Watch: Video of inmates assaulting prison guard ‘fake news’ – DSC

The Department of Correctional Services (DCS) has categorically dismissed a video doing the rounds on social media of inmates seemingly assaulting a prison official as fake news, saying that the viral video is nothing more than a macabre act of bad theatre. 

The video shows three inmates appearing to violently assault an official, holding him up against a wall as he struggles to break free. 

The person behind the videos has been identified and the Department is engaging with the South African Police Service (SAPS) for the law to take its course.

DSC condemn fake video of inmates assaulting official

DSC spokesperson Singabakho Nxumalo said in a statement on Sunday 11 April that the disturbing scene depicted in the video is “nothing close to reality”, and condemned the attempt to impersonate prison officials by wearing their uniforms. 

“These videos contravene Section 124 of the Correctional Services Act, Act 11 of 1998, which states that, any unauthorised person who wears or uses the departmental uniform, distinctive badge or insignia of the Department or of a custody official or anything deceptively resembling them is guilty of an offence and liable on conviction to a fine or, in default of payment, to imprisonment for a period not exceeding six months or to such imprisonment without the option of a fine or both,” he said. 
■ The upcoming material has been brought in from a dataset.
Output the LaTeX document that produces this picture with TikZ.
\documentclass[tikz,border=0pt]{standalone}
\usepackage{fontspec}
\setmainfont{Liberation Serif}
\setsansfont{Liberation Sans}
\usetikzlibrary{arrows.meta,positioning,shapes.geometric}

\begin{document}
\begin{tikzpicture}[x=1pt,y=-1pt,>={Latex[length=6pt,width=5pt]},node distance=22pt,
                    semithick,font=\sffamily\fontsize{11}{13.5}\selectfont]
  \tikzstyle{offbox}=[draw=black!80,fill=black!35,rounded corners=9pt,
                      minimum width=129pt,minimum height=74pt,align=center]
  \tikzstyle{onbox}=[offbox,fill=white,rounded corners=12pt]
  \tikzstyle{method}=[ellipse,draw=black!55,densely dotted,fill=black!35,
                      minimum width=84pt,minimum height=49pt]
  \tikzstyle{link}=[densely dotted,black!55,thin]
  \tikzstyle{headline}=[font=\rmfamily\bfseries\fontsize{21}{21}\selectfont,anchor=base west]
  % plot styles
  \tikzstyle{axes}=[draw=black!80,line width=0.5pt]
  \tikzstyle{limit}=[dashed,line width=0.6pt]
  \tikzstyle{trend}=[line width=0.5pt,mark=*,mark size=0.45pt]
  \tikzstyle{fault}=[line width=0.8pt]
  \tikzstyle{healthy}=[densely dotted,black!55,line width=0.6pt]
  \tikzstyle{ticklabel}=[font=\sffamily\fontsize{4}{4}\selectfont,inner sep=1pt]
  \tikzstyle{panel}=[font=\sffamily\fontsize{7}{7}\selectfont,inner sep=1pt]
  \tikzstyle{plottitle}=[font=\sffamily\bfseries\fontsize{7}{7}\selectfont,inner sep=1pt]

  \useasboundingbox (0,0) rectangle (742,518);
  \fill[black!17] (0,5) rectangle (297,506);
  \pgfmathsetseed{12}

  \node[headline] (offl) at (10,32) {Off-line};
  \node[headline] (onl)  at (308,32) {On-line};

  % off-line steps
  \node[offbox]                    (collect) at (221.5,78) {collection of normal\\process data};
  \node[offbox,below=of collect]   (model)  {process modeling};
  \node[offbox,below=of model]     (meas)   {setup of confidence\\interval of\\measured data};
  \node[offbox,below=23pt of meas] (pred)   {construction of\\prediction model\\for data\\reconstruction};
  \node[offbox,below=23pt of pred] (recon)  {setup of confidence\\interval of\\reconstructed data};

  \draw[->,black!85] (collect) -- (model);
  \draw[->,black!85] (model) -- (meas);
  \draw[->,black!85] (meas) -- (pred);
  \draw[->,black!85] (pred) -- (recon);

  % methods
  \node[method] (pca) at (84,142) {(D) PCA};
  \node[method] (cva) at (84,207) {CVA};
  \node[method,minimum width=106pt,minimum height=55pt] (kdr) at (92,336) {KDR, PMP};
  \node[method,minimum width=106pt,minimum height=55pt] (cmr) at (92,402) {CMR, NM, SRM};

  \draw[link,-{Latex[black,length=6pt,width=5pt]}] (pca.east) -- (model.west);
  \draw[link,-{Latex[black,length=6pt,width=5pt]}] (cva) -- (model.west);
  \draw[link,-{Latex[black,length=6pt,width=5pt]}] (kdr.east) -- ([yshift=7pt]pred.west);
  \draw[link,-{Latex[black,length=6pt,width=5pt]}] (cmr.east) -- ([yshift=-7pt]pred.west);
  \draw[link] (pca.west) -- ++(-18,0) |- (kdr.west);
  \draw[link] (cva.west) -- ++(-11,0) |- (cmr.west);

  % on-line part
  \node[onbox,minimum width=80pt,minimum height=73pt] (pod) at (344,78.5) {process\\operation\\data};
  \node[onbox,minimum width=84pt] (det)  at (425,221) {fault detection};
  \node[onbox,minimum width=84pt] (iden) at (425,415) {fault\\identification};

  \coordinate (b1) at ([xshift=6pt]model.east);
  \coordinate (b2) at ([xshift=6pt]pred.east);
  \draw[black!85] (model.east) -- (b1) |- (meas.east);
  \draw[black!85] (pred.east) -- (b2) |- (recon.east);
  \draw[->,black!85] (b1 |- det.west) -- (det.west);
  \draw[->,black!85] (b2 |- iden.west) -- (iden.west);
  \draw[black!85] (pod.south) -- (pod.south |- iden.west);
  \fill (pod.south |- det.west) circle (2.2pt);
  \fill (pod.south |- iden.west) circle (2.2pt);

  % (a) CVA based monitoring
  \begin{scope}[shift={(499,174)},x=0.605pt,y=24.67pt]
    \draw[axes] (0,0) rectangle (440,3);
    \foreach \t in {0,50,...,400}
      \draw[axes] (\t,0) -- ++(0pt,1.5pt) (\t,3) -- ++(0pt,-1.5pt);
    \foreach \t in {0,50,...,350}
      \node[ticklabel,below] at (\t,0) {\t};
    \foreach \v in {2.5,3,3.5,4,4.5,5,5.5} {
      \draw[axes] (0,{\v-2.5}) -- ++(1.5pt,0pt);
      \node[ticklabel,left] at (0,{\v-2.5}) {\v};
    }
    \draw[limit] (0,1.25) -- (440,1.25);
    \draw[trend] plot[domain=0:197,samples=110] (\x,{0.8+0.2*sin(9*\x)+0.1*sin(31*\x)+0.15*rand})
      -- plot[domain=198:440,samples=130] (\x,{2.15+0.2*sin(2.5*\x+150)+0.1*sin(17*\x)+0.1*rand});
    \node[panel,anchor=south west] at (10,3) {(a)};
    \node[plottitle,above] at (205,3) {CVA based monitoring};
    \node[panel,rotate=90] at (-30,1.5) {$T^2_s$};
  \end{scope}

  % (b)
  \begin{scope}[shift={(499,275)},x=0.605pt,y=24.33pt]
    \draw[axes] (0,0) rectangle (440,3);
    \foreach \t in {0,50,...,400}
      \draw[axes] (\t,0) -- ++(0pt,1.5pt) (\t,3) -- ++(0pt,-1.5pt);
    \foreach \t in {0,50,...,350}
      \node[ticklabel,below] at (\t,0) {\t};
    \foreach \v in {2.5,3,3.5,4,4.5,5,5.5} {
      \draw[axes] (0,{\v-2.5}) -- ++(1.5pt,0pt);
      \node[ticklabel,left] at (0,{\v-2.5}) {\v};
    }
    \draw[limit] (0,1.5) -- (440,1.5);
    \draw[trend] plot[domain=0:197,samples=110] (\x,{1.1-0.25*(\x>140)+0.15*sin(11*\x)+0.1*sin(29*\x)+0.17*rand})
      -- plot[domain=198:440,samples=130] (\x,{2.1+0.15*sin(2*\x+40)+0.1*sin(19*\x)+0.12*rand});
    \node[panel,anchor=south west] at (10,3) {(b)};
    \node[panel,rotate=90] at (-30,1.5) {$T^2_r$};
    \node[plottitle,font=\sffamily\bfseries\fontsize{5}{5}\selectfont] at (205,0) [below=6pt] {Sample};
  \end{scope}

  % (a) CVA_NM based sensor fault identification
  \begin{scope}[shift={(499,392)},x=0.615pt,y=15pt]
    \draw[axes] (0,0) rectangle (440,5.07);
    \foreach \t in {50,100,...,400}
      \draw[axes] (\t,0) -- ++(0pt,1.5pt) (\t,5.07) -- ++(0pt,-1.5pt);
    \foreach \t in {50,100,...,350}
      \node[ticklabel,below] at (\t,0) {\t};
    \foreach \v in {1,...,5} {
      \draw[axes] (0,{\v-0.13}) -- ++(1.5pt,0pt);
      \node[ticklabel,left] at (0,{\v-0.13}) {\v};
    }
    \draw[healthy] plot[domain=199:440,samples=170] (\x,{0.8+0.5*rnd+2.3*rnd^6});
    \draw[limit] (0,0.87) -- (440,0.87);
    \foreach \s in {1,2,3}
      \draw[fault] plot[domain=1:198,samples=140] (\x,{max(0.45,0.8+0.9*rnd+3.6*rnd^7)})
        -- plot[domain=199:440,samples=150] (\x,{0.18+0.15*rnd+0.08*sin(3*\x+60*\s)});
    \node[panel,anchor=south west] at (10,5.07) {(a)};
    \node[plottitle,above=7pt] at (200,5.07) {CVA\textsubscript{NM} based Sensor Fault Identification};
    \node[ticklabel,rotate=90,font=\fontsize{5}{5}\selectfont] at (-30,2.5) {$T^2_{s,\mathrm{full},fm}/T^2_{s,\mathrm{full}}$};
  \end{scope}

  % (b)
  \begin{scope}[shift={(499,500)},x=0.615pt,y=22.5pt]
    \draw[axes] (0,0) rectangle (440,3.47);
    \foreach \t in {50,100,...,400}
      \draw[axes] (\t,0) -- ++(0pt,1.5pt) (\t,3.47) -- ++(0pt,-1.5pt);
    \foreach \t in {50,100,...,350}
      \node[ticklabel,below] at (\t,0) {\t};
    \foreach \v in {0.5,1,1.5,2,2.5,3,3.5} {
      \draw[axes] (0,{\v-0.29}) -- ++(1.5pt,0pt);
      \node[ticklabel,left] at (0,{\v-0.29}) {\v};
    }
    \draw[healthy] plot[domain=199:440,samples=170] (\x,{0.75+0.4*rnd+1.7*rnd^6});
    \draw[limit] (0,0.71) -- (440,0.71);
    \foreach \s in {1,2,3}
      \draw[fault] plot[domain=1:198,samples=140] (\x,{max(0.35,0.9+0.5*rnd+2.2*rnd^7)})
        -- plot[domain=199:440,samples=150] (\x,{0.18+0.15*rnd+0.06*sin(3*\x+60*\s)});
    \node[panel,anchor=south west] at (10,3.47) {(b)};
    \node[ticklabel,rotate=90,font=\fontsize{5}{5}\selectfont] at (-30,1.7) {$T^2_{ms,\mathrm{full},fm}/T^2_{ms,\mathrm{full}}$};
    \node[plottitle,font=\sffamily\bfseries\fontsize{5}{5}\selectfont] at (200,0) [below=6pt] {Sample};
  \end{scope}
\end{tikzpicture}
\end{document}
Nxumalo said that Section 125 proceeds to mention that any person masquerading as a correctional or custody official is guilty of an offence and liable on conviction to a fine or – in default of payment – to imprisonment for a period not exceeding two years or to such imprisonment without the option of a fine or both. 

“The Department of Correctional Services never granted any permission for the production of these videos; hence the resolve to embark on legal processes in dealing with those behind them,” he said. 
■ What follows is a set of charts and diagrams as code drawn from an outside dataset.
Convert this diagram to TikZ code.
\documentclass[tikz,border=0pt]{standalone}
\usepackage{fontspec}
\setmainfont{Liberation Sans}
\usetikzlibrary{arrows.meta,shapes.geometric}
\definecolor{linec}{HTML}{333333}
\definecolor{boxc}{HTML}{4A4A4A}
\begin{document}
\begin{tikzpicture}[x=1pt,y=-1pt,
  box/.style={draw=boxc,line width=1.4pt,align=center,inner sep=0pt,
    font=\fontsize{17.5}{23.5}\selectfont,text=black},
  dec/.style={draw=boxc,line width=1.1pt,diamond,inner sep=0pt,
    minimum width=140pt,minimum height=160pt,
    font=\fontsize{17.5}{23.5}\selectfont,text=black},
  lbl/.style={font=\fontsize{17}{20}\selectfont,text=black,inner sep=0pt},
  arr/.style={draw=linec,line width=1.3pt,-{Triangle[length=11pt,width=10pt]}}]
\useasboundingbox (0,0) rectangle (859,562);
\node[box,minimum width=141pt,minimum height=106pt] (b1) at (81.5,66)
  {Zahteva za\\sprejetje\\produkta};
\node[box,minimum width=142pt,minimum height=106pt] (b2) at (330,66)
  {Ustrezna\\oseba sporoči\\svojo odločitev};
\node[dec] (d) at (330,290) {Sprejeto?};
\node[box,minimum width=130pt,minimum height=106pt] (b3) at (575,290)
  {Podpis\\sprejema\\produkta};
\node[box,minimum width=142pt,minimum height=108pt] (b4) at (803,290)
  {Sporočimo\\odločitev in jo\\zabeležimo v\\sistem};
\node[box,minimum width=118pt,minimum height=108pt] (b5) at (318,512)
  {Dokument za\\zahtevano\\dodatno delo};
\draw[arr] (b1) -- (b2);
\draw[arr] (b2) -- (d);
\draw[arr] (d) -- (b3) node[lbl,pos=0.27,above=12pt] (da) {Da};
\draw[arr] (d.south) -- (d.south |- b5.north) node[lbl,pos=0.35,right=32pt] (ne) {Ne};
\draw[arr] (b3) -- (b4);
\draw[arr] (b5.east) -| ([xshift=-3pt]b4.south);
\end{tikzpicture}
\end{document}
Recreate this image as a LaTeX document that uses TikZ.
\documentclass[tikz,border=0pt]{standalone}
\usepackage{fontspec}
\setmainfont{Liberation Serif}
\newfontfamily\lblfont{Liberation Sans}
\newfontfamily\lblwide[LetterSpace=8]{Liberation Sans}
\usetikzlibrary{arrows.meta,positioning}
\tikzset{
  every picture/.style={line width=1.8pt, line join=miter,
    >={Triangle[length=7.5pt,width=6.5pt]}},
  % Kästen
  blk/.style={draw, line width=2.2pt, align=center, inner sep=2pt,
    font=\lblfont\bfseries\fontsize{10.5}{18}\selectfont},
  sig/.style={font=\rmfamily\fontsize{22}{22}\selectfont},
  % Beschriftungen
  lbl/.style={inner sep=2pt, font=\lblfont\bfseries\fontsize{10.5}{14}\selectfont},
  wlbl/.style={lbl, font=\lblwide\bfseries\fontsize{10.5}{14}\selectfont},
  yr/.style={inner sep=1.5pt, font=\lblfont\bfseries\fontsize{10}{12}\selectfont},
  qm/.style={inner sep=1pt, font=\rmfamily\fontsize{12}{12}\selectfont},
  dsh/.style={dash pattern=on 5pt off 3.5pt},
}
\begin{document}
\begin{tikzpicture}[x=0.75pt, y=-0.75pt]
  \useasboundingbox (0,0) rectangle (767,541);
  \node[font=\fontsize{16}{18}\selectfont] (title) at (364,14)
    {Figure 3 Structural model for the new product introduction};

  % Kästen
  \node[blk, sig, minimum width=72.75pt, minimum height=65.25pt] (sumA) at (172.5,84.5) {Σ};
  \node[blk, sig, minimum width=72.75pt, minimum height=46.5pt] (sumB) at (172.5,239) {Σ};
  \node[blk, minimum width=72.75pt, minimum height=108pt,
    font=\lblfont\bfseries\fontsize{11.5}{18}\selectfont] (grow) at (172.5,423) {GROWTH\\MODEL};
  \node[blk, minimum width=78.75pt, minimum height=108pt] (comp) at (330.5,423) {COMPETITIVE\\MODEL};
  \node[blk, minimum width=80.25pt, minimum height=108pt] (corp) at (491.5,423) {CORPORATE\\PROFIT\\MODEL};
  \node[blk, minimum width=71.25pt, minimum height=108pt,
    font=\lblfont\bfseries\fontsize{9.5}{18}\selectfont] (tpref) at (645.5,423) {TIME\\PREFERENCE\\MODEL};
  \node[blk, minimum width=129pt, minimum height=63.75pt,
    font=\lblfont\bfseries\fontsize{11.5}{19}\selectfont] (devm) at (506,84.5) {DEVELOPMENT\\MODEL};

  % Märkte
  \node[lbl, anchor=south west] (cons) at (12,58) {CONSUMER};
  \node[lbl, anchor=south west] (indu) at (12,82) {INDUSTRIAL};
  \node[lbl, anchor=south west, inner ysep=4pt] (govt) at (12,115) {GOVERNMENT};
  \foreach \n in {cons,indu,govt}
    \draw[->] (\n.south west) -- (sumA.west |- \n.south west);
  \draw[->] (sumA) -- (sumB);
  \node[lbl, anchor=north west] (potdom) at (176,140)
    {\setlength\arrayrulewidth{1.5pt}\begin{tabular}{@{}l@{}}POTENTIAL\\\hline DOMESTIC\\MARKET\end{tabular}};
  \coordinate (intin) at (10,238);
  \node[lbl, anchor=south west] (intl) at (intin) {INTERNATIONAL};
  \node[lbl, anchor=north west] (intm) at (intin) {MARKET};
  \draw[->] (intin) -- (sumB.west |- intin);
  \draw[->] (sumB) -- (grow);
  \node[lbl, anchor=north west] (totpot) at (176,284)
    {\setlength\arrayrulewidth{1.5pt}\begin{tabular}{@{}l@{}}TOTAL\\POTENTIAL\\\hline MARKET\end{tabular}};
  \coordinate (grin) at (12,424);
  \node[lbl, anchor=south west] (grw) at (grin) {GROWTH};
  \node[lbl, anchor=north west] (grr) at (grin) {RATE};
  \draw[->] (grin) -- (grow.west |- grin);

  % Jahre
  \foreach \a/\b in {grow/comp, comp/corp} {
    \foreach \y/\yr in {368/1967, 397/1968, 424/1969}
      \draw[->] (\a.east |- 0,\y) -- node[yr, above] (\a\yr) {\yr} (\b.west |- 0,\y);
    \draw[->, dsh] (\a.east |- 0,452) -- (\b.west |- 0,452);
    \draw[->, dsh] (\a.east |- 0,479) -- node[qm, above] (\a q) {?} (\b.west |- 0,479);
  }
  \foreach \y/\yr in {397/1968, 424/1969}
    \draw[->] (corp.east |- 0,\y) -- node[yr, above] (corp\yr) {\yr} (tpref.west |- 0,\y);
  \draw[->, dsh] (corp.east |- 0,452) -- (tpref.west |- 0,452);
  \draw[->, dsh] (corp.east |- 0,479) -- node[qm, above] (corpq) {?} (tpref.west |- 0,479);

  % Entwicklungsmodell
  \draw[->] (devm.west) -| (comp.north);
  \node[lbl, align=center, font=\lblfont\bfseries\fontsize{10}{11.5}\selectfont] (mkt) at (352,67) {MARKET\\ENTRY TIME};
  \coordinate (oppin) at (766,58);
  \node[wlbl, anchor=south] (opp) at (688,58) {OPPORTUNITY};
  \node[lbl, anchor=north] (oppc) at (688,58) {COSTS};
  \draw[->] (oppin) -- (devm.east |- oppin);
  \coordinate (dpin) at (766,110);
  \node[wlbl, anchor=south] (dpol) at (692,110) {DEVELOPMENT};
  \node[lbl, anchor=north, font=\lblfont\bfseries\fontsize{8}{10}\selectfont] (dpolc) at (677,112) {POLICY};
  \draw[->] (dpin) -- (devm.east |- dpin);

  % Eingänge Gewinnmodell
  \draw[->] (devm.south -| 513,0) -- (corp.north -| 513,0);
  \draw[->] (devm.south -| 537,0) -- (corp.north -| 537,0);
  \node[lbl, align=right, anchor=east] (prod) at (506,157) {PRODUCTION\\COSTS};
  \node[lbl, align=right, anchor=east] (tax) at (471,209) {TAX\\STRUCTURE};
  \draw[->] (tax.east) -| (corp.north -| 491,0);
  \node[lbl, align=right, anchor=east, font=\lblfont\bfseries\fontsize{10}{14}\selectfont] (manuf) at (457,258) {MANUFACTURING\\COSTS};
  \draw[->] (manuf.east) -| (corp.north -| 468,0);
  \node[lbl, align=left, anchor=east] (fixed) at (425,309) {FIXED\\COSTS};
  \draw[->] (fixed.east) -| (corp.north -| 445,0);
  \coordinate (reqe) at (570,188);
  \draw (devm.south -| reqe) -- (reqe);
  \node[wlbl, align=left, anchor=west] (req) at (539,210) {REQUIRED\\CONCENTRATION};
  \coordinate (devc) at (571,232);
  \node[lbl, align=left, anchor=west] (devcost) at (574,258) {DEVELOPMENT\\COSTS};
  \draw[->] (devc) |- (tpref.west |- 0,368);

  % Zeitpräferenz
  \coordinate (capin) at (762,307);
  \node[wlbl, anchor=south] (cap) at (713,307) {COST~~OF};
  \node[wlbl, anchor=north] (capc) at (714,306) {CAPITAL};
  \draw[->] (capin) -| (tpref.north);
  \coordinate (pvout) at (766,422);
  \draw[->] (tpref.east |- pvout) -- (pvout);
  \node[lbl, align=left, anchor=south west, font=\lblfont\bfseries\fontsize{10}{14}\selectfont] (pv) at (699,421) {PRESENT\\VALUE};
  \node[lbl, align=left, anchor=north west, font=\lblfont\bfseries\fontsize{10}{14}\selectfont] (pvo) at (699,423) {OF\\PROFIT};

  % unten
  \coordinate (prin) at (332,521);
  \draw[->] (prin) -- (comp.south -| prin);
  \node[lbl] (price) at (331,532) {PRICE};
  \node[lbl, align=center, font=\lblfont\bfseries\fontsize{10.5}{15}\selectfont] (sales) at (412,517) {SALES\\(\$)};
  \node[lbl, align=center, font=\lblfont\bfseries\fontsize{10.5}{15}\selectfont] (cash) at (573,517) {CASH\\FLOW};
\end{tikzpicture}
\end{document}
‘Proper channels’ for creative expression must be used

Nxumalo said that should inmates or creatives desire to showcase their talents as thespians or curators of the arts, they should do so in line with “processes that are in place for creative artists to approach the Department of Correctional Services for the utilisation of our uniform or property”. 
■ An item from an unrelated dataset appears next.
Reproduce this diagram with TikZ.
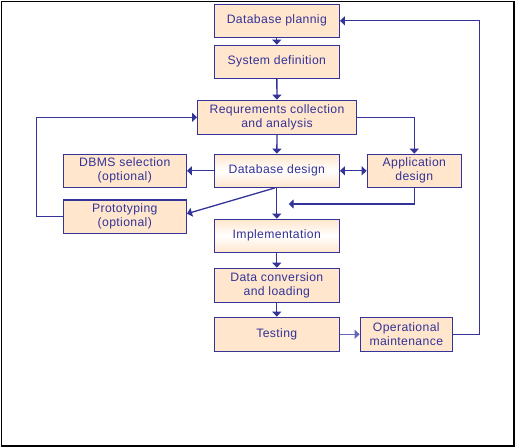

“These requests are processed internally and can only be approved by the National Commissioner and such work must be in the interests of justice and rehabilitation of inmates,” he said, adding that the videos currently causing a stir constitute “an attack on Correctional Services” and “also undermine the authority of the State”. 

“We view this in a very serious light, as it may have serious consequences for our officials and inmates.”